Nordic Institute of Asian Studies
- Type: University institute
- Active: 1968–2023
- Affiliations: Nordic Centre in Shanghai
- Chairman: Nina Græger
- Director: Duncan McCargo
- Faculty: University of Copenhagen Faculty of Social Sciences
- Location: Copenhagen, Denmark
- Campus: City Campus;
- Website: NIAS

= Nordic Institute of Asian Studies =

Nordic Institute of Asian Studies (Nordisk Institut for Asien Studier), or NIAS for short, was a research institute and resource center dedicated to Asian studies, affiliated with the University of Copenhagen in Denmark. It ceased operations and was officially closed on 31 December 2023.

The institute was located in Copenhagen and served all five Nordic countries, comprising Denmark (including Greenland and Faroe Islands), Norway, Sweden, Finland and Iceland. NIAS was established under the auspices of the Nordic Council of Ministers in 1968 as a Nordic focal point for research on Asia.
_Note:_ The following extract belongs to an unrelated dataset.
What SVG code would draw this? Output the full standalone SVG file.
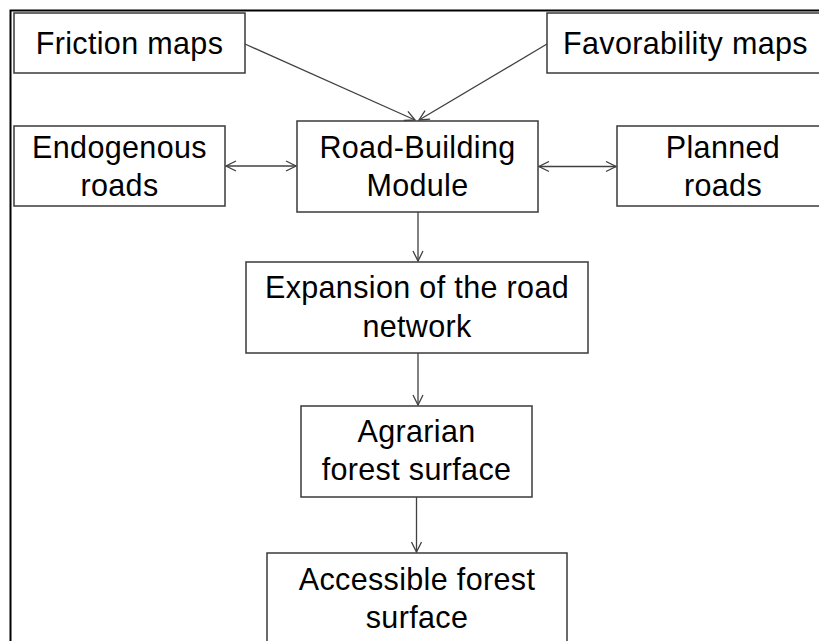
<svg xmlns="http://www.w3.org/2000/svg" width="819" height="641" viewBox="0 0 819 641">
<defs>
<style>
.box{fill:#fff;stroke:#3a3a3a;stroke-width:1.5}
.t{font-family:"Liberation Sans",Arial,sans-serif;font-size:30.5px;letter-spacing:0.35px;fill:#000;text-anchor:middle}
.c{stroke:#404040;stroke-width:1.3;fill:none}
</style>
<marker id="ah" viewBox="0 0 12 12" refX="11" refY="6" markerWidth="12" markerHeight="12" markerUnits="userSpaceOnUse" orient="auto-start-reverse">
<path d="M1,1 L11,6 L1,11" fill="none" stroke="#404040" stroke-width="1.3"/>
</marker>
</defs>
<rect width="819" height="641" fill="#fff"/>
<path d="M10.5,641 V10.5 H819" fill="none" stroke="#000" stroke-width="2"/>
<g id="friction"><rect class="box" x="14" y="13" width="231" height="60"/><text class="t" x="129.5" y="54">Friction maps</text></g>
<g id="favorability"><rect class="box" x="547" y="13" width="280" height="60"/><text class="t" x="685.5" y="54">Favorability maps</text></g>
<g id="endogenous"><rect class="box" x="14" y="126" width="211" height="80"/><text class="t" x="119.5" y="158">Endogenous</text><text class="t" x="119.5" y="196">roads</text></g>
<g id="roadbuilding"><rect class="box" x="297" y="121" width="241" height="91"/><text class="t" x="417.5" y="158">Road-Building</text><text class="t" x="417.5" y="196">Module</text></g>
<g id="planned"><rect class="box" x="617" y="126" width="212" height="80"/><text class="t" x="723" y="158">Planned</text><text class="t" x="723" y="196">roads</text></g>
<g id="expansion"><rect class="box" x="246" y="262" width="342" height="91"/><text class="t" x="417" y="298">Expansion of the road</text><text class="t" x="417" y="337">network</text></g>
<g id="agrarian"><rect class="box" x="301" y="406" width="231" height="91"/><text class="t" x="416.5" y="442">Agrarian</text><text class="t" x="416.5" y="480">forest surface</text></g>
<g id="accessible"><rect class="box" x="267" y="553" width="300" height="100"/><text class="t" x="417" y="590">Accessible forest</text><text class="t" x="417" y="628">surface</text></g>
<g id="connectors">
<line class="c" x1="245" y1="44" x2="415" y2="120" marker-end="url(#ah)"/>
<line class="c" x1="547" y1="44" x2="419" y2="120" marker-end="url(#ah)"/>
<line class="c" x1="226" y1="166" x2="296" y2="166" marker-start="url(#ah)" marker-end="url(#ah)"/>
<line class="c" x1="539" y1="166.5" x2="616" y2="166.5" marker-start="url(#ah)" marker-end="url(#ah)"/>
<line class="c" x1="418" y1="212" x2="418" y2="261" marker-end="url(#ah)"/>
<line class="c" x1="418" y1="353" x2="418" y2="405" marker-end="url(#ah)"/>
<line class="c" x1="416.5" y1="497" x2="416.5" y2="552" marker-end="url(#ah)"/>
</g>
</svg>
== Structure and purpose ==

On 1 January 2005, NIAS was incorporated as an independent academic institute under Danish University Law, and was a centre at the Department of Political Science of the University of Copenhagen. The Department of Political Science had administrative and legal responsibility for NIAS, while the institute's independence was manifested through NIAS own strategy and research policy.

NIAS maintained a strong focus on modern and contemporary Asia, with special emphasis on politics, economics, anthropology, and development studies.

== Library ==
Nordic Institute of Asian Studies held its own library, NIAS Library and Information Centre (NIAS LINC), serving the NIAS community. NIAS LINC had been a digital library since 2014.

== Publication ==
Nordic Institute of Asian Studies operated its own press, NIAS Press, focusing primarily on social sciences and history relating to contemporary Southeast Asia and East Asia, but not exclusively. NIAS Press presented authors from all over the world and published exclusively in English. Although NIAS has closed, NIAS Press publications remain available worldwide through a partnership with NUS Press.

Asia in Focus was a peer-reviewed academic journal published twice a year on-line by NIAS.